▸ Directions
Extract each line from the entries below that has the string "React" in it.

▸ Dataset
* START *

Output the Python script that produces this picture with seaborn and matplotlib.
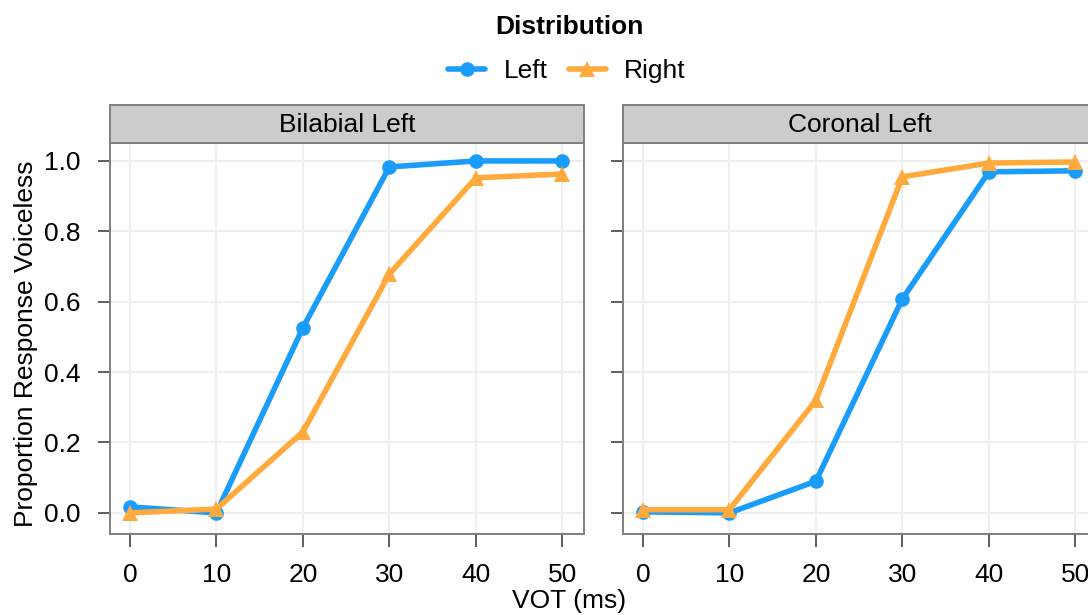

* END *
* START *

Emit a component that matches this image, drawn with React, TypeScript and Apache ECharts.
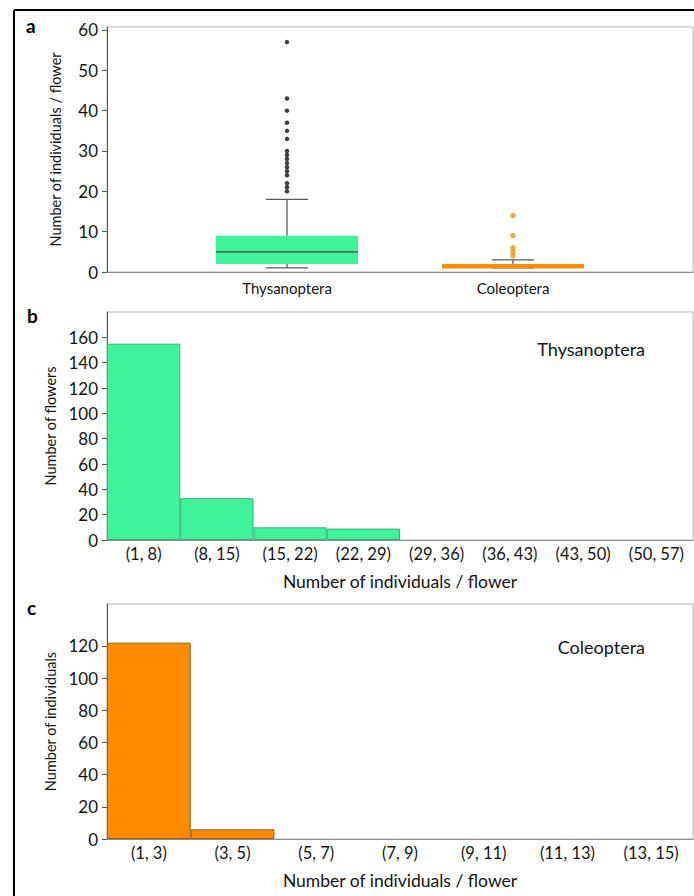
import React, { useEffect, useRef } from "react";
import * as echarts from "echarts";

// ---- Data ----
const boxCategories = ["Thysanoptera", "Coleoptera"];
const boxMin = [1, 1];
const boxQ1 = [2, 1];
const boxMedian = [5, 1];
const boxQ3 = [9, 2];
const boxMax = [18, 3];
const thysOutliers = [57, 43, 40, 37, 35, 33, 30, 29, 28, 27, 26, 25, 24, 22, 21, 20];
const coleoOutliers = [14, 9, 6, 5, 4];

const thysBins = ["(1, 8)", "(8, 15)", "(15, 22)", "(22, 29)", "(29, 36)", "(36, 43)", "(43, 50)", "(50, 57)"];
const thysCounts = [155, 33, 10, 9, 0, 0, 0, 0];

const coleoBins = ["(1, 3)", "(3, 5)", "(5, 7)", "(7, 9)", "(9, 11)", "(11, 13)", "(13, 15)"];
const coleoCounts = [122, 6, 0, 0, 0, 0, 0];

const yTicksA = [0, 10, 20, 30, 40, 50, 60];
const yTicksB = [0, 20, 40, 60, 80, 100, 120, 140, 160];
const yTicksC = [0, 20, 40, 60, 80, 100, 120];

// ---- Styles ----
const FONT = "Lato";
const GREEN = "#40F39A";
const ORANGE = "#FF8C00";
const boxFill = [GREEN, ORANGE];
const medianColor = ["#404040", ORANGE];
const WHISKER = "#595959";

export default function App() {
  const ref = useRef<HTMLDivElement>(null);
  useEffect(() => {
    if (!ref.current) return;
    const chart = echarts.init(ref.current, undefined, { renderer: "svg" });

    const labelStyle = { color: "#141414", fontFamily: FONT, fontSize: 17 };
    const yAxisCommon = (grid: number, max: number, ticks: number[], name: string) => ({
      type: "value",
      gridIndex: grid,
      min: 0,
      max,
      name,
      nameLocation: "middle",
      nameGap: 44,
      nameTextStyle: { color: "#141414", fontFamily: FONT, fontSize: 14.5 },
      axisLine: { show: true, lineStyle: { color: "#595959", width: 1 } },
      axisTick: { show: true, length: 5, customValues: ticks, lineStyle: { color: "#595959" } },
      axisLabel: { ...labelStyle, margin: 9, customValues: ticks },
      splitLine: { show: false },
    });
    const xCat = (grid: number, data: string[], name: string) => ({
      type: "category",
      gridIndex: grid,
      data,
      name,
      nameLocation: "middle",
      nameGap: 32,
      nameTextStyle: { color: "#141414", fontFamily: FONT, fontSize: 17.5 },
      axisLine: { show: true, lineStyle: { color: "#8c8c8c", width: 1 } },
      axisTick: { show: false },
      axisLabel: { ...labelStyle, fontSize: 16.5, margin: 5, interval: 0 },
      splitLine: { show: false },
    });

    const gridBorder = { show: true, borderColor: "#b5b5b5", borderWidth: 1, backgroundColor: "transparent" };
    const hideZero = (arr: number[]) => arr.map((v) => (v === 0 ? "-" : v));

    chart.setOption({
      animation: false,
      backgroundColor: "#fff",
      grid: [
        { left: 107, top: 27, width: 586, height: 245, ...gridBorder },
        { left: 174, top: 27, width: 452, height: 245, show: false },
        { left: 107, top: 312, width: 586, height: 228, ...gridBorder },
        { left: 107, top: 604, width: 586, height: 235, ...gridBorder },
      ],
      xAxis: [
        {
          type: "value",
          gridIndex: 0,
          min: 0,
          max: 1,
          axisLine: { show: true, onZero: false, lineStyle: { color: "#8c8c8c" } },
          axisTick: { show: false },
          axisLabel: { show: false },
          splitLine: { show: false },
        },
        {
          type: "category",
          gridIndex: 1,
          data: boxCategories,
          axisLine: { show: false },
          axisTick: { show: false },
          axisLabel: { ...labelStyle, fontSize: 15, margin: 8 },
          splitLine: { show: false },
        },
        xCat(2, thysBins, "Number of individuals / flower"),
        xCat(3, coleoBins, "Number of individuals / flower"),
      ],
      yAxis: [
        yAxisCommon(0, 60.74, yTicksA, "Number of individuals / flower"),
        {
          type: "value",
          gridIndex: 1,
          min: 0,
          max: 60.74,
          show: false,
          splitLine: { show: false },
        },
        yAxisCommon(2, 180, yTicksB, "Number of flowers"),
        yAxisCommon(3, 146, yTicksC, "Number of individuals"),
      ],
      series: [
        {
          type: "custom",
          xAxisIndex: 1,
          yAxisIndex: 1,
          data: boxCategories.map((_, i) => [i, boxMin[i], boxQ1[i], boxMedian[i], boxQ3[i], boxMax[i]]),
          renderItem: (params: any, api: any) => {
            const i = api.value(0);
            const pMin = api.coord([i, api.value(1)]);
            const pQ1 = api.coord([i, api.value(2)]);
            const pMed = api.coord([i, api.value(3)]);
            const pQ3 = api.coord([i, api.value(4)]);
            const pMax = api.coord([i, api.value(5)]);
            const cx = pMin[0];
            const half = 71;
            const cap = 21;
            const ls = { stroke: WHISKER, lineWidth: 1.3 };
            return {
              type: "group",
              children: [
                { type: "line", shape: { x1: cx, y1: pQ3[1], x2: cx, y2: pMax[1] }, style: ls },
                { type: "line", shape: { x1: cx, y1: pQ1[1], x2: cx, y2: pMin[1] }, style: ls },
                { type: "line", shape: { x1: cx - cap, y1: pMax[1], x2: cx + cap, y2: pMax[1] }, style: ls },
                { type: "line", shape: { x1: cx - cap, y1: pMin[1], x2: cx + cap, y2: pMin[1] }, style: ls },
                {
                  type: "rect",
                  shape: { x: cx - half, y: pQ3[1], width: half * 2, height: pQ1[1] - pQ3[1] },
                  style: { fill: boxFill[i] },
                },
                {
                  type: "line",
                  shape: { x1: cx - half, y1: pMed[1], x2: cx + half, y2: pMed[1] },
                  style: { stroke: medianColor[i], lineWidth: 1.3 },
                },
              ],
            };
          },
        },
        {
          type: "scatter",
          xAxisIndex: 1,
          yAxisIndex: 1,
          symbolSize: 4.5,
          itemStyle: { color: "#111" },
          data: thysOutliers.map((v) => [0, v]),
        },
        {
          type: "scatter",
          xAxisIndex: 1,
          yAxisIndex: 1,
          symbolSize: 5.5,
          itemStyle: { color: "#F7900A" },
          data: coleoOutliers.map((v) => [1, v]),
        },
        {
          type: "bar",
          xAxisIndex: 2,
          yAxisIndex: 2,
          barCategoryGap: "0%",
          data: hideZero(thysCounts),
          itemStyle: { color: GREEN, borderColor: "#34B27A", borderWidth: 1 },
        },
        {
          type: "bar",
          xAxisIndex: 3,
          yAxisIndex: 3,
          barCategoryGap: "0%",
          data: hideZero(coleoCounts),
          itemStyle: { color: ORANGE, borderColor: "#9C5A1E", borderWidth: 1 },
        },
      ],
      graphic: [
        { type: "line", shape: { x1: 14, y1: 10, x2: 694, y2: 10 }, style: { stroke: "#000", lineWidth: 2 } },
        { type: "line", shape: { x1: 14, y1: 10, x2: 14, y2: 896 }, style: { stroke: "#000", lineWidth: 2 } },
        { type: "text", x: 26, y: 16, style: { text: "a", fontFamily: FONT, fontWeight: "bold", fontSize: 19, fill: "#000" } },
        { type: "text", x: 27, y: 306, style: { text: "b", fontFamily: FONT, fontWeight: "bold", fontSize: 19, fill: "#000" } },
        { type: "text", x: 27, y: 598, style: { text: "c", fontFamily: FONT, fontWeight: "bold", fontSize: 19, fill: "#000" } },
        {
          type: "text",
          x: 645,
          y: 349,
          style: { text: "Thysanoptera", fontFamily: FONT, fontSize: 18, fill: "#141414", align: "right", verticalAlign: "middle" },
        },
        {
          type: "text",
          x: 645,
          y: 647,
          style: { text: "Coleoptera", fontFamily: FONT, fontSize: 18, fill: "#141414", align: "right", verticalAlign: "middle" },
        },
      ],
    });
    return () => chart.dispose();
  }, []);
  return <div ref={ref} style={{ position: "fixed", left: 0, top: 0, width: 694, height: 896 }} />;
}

* END *

▸ Task response
Emit a component that matches this image, drawn with React, TypeScript and Apache ECharts.
import React, { useEffect, useRef } from "react";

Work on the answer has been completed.